Questions asked in the UUK consultation with employers
UUK’s consultation with employers launched on Wednesday 7 April and will run until Monday 24 May.
Covenant support measures
1. Would you be willing to support the alternative covenant support package which UUK has outlined in section 3, as the means to achieve a solution which might be acceptable in the round (see also question 15)?
2. If the USS Trustee is not willing to accept UUK’s alternative proposal (should there be employer support for it), would you be willing to support the USS Trustee’s scenario 3 covenant support package to obtain a ‘strong’ covenant rating? If not, why is this and what level of covenant support would you be willing to provide?
3. Are there areas of the covenant support measures which cause you particular concern, or which you would wish to see modified? Please provide details.
4. Are there other areas of covenant support you would wish to consider such as contingent contributions or asset pledges?
Contributions
5. Do you agree that the current levels of employer contribution (21.1% of salary) and member contribution (9.6%) are the maximum sustainable – and should be the foundation for any solution?
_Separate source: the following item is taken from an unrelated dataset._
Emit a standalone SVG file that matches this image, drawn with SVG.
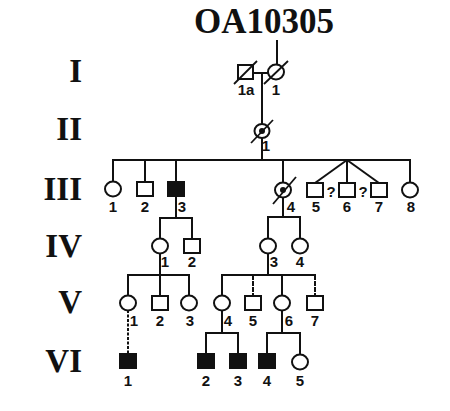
<svg xmlns="http://www.w3.org/2000/svg" width="450" height="411" viewBox="0 0 450 411">
<style>
.ln{stroke:#111;stroke-width:2;fill:none}
.dash{stroke:#111;stroke-width:2;fill:none;stroke-dasharray:3 1.5}
.dash2{stroke:#111;stroke-width:2;fill:none;stroke-dasharray:5 1}
.sl{stroke:#111;stroke-width:1.8;fill:none}
.sym{fill:#fff;stroke:#111;stroke-width:2}
.aff{fill:#111;stroke:#111;stroke-width:2}
.dot{fill:#111}
.lbl{font-family:"Liberation Sans",Arial,sans-serif;font-size:15px;font-weight:bold;text-anchor:middle;fill:#111}
.gen{font-family:"Liberation Serif","Times New Roman",serif;font-size:33px;font-weight:bold;text-anchor:end;fill:#111}
.title{font-family:"Liberation Serif","Times New Roman",serif;font-size:35px;font-weight:bold;text-anchor:middle;fill:#111}
</style>
<rect width="450" height="411" fill="#fff"/>
<text class="title" x="264" y="33">OA10305</text>
<g id="generations">
<text class="gen" x="82" y="82">I</text>
<text class="gen" x="82" y="140">II</text>
<text class="gen" x="82" y="200">III</text>
<text class="gen" x="82" y="257">IV</text>
<text class="gen" x="82" y="313">V</text>
<text class="gen" x="82" y="372">VI</text>
</g>
<g id="connectors">
<line class="ln" x1="277" y1="40" x2="277" y2="65"/>
<line class="ln" x1="253" y1="73" x2="269" y2="73"/>
<line class="ln" x1="262" y1="73" x2="262" y2="124"/>
<line class="ln" x1="262" y1="138" x2="262" y2="160"/>
<line class="ln" x1="112" y1="160" x2="411" y2="160"/>
<line class="ln" x1="113" y1="160" x2="113" y2="182"/>
<line class="ln" x1="145" y1="160" x2="145" y2="182"/>
<line class="ln" x1="176" y1="160" x2="176" y2="182"/>
<line class="ln" x1="283" y1="160" x2="283" y2="183"/>
<line class="ln" x1="347" y1="160" x2="315" y2="183"/>
<line class="ln" x1="347" y1="160" x2="347" y2="183"/>
<line class="ln" x1="347" y1="160" x2="379" y2="183"/>
<line class="ln" x1="410" y1="160" x2="410" y2="183"/>
<line class="ln" x1="176" y1="196" x2="176" y2="218"/>
<line class="ln" x1="159" y1="218" x2="193" y2="218"/>
<line class="ln" x1="160" y1="218" x2="160" y2="239"/>
<line class="ln" x1="192" y1="218" x2="192" y2="239"/>
<line class="ln" x1="283" y1="197" x2="283" y2="217"/>
<line class="ln" x1="267" y1="217" x2="301" y2="217"/>
<line class="ln" x1="268" y1="217" x2="268" y2="239"/>
<line class="ln" x1="300" y1="217" x2="300" y2="239"/>
<line class="ln" x1="160" y1="253" x2="160" y2="296"/>
<line class="ln" x1="127" y1="275" x2="190" y2="275"/>
<line class="ln" x1="128" y1="275" x2="128" y2="296"/>
<line class="ln" x1="189" y1="275" x2="189" y2="296"/>
<line class="dash" x1="128" y1="310" x2="128" y2="354"/>
<line class="ln" x1="268" y1="253" x2="268" y2="275"/>
<line class="ln" x1="221" y1="275" x2="316" y2="275"/>
<line class="ln" x1="222" y1="275" x2="222" y2="296"/>
<line class="dash2" x1="253" y1="275" x2="253" y2="296"/>
<line class="ln" x1="282" y1="275" x2="282" y2="296"/>
<line class="dash2" x1="315" y1="275" x2="315" y2="296"/>
<line class="ln" x1="222" y1="310" x2="222" y2="333"/>
<line class="ln" x1="205" y1="333" x2="239" y2="333"/>
<line class="ln" x1="206" y1="333" x2="206" y2="354"/>
<line class="ln" x1="238" y1="333" x2="238" y2="354"/>
<line class="ln" x1="282" y1="310" x2="282" y2="333"/>
<line class="ln" x1="266" y1="333" x2="301" y2="333"/>
<line class="ln" x1="267" y1="333" x2="267" y2="354"/>
<line class="ln" x1="300" y1="333" x2="300" y2="355"/>
</g>
<g id="I-1a"><rect class="sym" x="238" y="65" width="15" height="14"/><line class="sl" x1="234" y1="84" x2="257" y2="61"/><text class="lbl" x="246" y="95">1a</text></g>
<g id="I-1"><ellipse class="sym" cx="276" cy="72" rx="8" ry="7.5"/><line class="sl" x1="264" y1="84" x2="288" y2="61"/><text class="lbl" x="276" y="95">1</text></g>
<g id="II-1"><ellipse class="sym" cx="262" cy="131" rx="7.5" ry="7"/><circle class="dot" cx="262" cy="131" r="3"/><line class="sl" x1="251" y1="143" x2="273" y2="120"/><text class="lbl" x="266" y="151">1</text></g>
<g id="III-1"><ellipse class="sym" cx="113" cy="189" rx="8" ry="7.5"/><text class="lbl" x="113" y="212">1</text></g>
<g id="III-2"><rect class="sym" x="137" y="182" width="16" height="14"/><text class="lbl" x="145" y="212">2</text></g>
<g id="III-3"><rect class="aff" x="168" y="182" width="16" height="14"/><text class="lbl" x="182" y="212">3</text></g>
<g id="III-4"><ellipse class="sym" cx="283" cy="190" rx="8" ry="7.5"/><circle class="dot" cx="283" cy="190" r="3"/><line class="sl" x1="273" y1="204" x2="296" y2="177"/><text class="lbl" x="291" y="212">4</text></g>
<g id="III-5"><rect class="sym" x="307" y="183" width="16" height="14"/><text class="lbl" x="316" y="212">5</text></g>
<g id="III-6"><rect class="sym" x="339" y="183" width="16" height="14"/><text class="lbl" x="347" y="212">6</text></g>
<g id="III-7"><rect class="sym" x="371" y="183" width="16" height="14"/><text class="lbl" x="379" y="212">7</text></g>
<g id="III-q"><text class="lbl" x="331" y="197">?</text><text class="lbl" x="363" y="197">?</text></g>
<g id="III-8"><ellipse class="sym" cx="410" cy="190" rx="8" ry="7.5"/><text class="lbl" x="411" y="212">8</text></g>
<g id="IV-1"><ellipse class="sym" cx="160" cy="246" rx="8" ry="7.5"/><text class="lbl" x="165" y="267">1</text></g>
<g id="IV-2"><rect class="sym" x="184" y="239" width="16" height="14"/><text class="lbl" x="192" y="267">2</text></g>
<g id="IV-3"><ellipse class="sym" cx="268" cy="246" rx="8" ry="7.5"/><text class="lbl" x="274" y="267">3</text></g>
<g id="IV-4"><ellipse class="sym" cx="300" cy="246" rx="8" ry="7.5"/><text class="lbl" x="300" y="267">4</text></g>
<g id="V-1"><ellipse class="sym" cx="128" cy="303" rx="8" ry="7.5"/><text class="lbl" x="134" y="326">1</text></g>
<g id="V-2"><rect class="sym" x="152" y="296" width="16" height="14"/><text class="lbl" x="160" y="326">2</text></g>
<g id="V-3"><ellipse class="sym" cx="189" cy="303" rx="8" ry="7.5"/><text class="lbl" x="190" y="326">3</text></g>
<g id="V-4"><ellipse class="sym" cx="222" cy="303" rx="8" ry="7.5"/><text class="lbl" x="228" y="326">4</text></g>
<g id="V-5"><rect class="sym" x="245" y="296" width="16" height="14"/><text class="lbl" x="253" y="326">5</text></g>
<g id="V-6"><ellipse class="sym" cx="282" cy="303" rx="8" ry="7.5"/><text class="lbl" x="289" y="326">6</text></g>
<g id="V-7"><rect class="sym" x="307" y="296" width="16" height="14"/><text class="lbl" x="315" y="326">7</text></g>
<g id="VI-1"><rect class="aff" x="120" y="354" width="16" height="14"/><text class="lbl" x="128" y="386">1</text></g>
<g id="VI-2"><rect class="aff" x="198" y="354" width="16" height="14"/><text class="lbl" x="206" y="386">2</text></g>
<g id="VI-3"><rect class="aff" x="230" y="354" width="16" height="14"/><text class="lbl" x="238" y="386">3</text></g>
<g id="VI-4"><rect class="aff" x="259" y="354" width="16" height="14"/><text class="lbl" x="267" y="386">4</text></g>
<g id="VI-5"><ellipse class="sym" cx="300" cy="362" rx="8" ry="7.5"/><text class="lbl" x="300" y="386">5</text></g>
</svg>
a. If not, please state the level of employer contribution you would be willing to pay to USS following the 2020 valuation.
b. We would welcome any commentary on the reasons for your views.
c. We would also welcome employer views on the level of member contribution.
Benefits
6. Do you support the broad principle of seeking to retain the hybrid benefit structure?
7. Looking at the illustrative hybrid benefits which UUK has put forward, would you consider this an acceptable outcome in terms of benefits at this valuation – based on the positions on covenant support and contributions laid out?
8. If the illustrated hybrid would not be acceptable, what alternative benefit arrangements would you wish to provide (and please indicate alternative positions on covenant and contributions as appropriate)? (For example, if the USS Trustee does not ultimately amend its assumptions, would you wish to offer a hybrid solution as set out in the USS Trustee’s illustrations (p18 of the Update Report) or would you prefer to move to a different offering, such as DC provision?)
9. Would you wish to explore conditional indexation or other conditional benefit models as a possible solution (likely longer-term, beyond the 2020 valuation)?
Flexibilities and options
10. Would you like to see flexibilities implemented for members to move away from the current uniformity of the USS structure, and if so which flexibilities do you think are particularly important?
11. Would you support the creation of a lower cost saving option for members and which of the parameters described in this paper are most important / or would need modification? (If yes, we would welcome employer views on the options to achieve this (potentially informed via engagement with eligible USS employees).)
12. Would you support the creation of an option for members to switch (from the hybrid structure) to wholly DC pension saving? (We invite employer views on whether the same deficit recovery contribution should be made for members choosing any new flexible DC alternative option, and what levels of member and employer contributions devoted to DC pensions saving should apply).
13. Would you wish to explore options for employers so that they can offer some variations to the USS standard benefits in the future – and if so, what would those variations be?
Governance
14. We would welcome views from employers in relation to the governance of the scheme and the valuation process (including views on the Joint Negotiating Committee). Specifically, would you support a post valuation governance review, and what areas what you like to see covered in such a review?
UUK alternative approach
15. As part of a solution to the 2020 USS valuation would you support the alternative covenant support package illustrated by UUK (headlines – moratorium of a minimum of 20-years with debt-monitoring and a paripassu arrangement for secured borrowing above c15% of gross/net assets), to provide a hybrid benefits package at current contribution rates in the order of (pension accrual of 1/85 of salary [plus 3 times lump sum] up to a salary threshold of £40,000 with the CPI indexation of benefits [for active, deferred and pensioner members] capped at 2.5% per annum, and with DC above the salary threshold at an overall contribution of 20% of salary), together with a lower cost alternative to address the high opt-out rate, as well as a governance review of the scheme and valuation process?